** Task directions **
Give every line back verbatim, dropping all images.

** Collected material **
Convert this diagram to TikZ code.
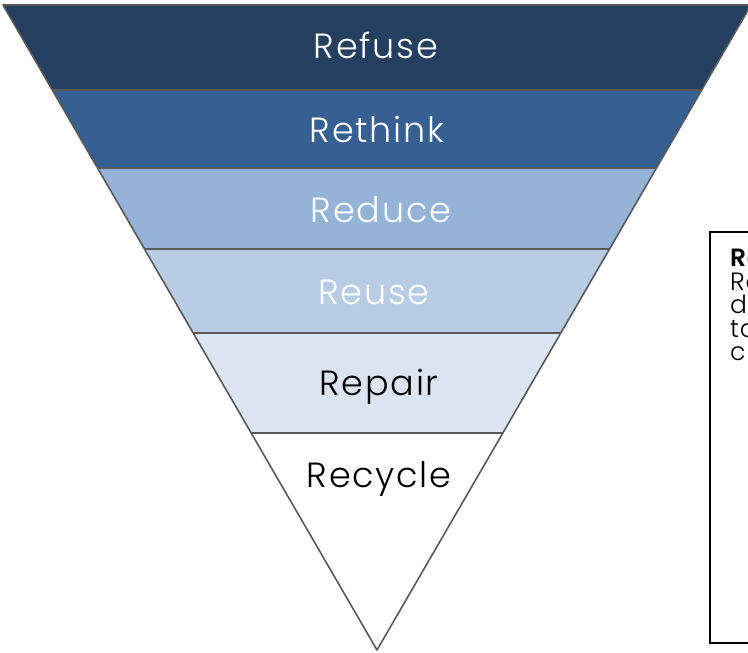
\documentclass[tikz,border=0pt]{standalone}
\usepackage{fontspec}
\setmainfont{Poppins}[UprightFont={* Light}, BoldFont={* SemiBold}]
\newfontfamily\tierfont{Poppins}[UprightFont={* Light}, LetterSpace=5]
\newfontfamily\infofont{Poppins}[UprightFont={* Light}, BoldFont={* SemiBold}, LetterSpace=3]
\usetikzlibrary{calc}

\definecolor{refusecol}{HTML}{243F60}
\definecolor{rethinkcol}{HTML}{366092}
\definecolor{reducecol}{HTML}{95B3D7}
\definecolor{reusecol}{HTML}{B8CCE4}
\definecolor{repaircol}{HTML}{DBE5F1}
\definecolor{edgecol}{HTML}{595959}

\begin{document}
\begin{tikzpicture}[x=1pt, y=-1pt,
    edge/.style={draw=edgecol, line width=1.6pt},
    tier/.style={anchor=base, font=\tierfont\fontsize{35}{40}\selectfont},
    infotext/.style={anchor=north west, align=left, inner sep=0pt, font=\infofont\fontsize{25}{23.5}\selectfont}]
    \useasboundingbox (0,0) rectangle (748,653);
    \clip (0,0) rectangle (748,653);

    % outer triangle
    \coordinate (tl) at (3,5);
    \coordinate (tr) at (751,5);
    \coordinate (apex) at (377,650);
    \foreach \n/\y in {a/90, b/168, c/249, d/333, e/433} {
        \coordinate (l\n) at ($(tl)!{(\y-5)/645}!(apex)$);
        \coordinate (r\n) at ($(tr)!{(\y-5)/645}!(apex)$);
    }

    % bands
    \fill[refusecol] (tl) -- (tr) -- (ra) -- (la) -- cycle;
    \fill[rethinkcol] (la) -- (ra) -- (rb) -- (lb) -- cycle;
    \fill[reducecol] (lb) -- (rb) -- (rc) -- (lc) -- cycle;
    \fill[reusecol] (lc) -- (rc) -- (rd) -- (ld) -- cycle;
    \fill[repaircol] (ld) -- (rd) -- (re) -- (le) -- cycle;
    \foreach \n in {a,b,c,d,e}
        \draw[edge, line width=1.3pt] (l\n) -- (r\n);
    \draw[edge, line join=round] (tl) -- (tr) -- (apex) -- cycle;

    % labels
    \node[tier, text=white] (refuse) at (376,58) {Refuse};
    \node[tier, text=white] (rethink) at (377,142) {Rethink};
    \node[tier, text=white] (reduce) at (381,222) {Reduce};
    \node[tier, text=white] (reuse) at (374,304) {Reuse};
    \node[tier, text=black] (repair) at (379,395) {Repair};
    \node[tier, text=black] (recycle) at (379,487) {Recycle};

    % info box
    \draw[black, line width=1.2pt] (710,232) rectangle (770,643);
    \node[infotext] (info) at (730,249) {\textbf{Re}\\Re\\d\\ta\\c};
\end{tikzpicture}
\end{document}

** Solution below **
Convert this diagram to TikZ code.
\documentclass[tikz,border=0pt]{standalone}
\usepackage{fontspec}
\setmainfont{Poppins}[UprightFont={* Light}, BoldFont={* SemiBold}]
\newfontfamily\tierfont{Poppins}[UprightFont={* Light}, LetterSpace=5]
\newfontfamily\infofont{Poppins}[UprightFont={* Light}, BoldFont={* SemiBold}, LetterSpace=3]
\usetikzlibrary{calc}

\definecolor{refusecol}{HTML}{243F60}
\definecolor{rethinkcol}{HTML}{366092}
\definecolor{reducecol}{HTML}{95B3D7}
\definecolor{reusecol}{HTML}{B8CCE4}
\definecolor{repaircol}{HTML}{DBE5F1}
\definecolor{edgecol}{HTML}{595959}

\begin{document}
\begin{tikzpicture}[x=1pt, y=-1pt,
    edge/.style={draw=edgecol, line width=1.6pt},
    tier/.style={anchor=base, font=\tierfont\fontsize{35}{40}\selectfont},
    infotext/.style={anchor=north west, align=left, inner sep=0pt, font=\infofont\fontsize{25}{23.5}\selectfont}]
    \useasboundingbox (0,0) rectangle (748,653);
    \clip (0,0) rectangle (748,653);

    % outer triangle
    \coordinate (tl) at (3,5);
    \coordinate (tr) at (751,5);
    \coordinate (apex) at (377,650);
    \foreach \n/\y in {a/90, b/168, c/249, d/333, e/433} {
        \coordinate (l\n) at ($(tl)!{(\y-5)/645}!(apex)$);
        \coordinate (r\n) at ($(tr)!{(\y-5)/645}!(apex)$);
    }

    % bands
    \fill[refusecol] (tl) -- (tr) -- (ra) -- (la) -- cycle;
    \fill[rethinkcol] (la) -- (ra) -- (rb) -- (lb) -- cycle;
    \fill[reducecol] (lb) -- (rb) -- (rc) -- (lc) -- cycle;
    \fill[reusecol] (lc) -- (rc) -- (rd) -- (ld) -- cycle;
    \fill[repaircol] (ld) -- (rd) -- (re) -- (le) -- cycle;
    \foreach \n in {a,b,c,d,e}
        \draw[edge, line width=1.3pt] (l\n) -- (r\n);
    \draw[edge, line join=round] (tl) -- (tr) -- (apex) -- cycle;

    % labels
    \node[tier, text=white] (refuse) at (376,58) {Refuse};
    \node[tier, text=white] (rethink) at (377,142) {Rethink};
    \node[tier, text=white] (reduce) at (381,222) {Reduce};
    \node[tier, text=white] (reuse) at (374,304) {Reuse};
    \node[tier, text=black] (repair) at (379,395) {Repair};
    \node[tier, text=black] (recycle) at (379,487) {Recycle};

    % info box
    \draw[black, line width=1.2pt] (710,232) rectangle (770,643);
    \node[infotext] (info) at (730,249) {\textbf{Re}\\Re\\d\\ta\\c};
\end{tikzpicture}
\end{document}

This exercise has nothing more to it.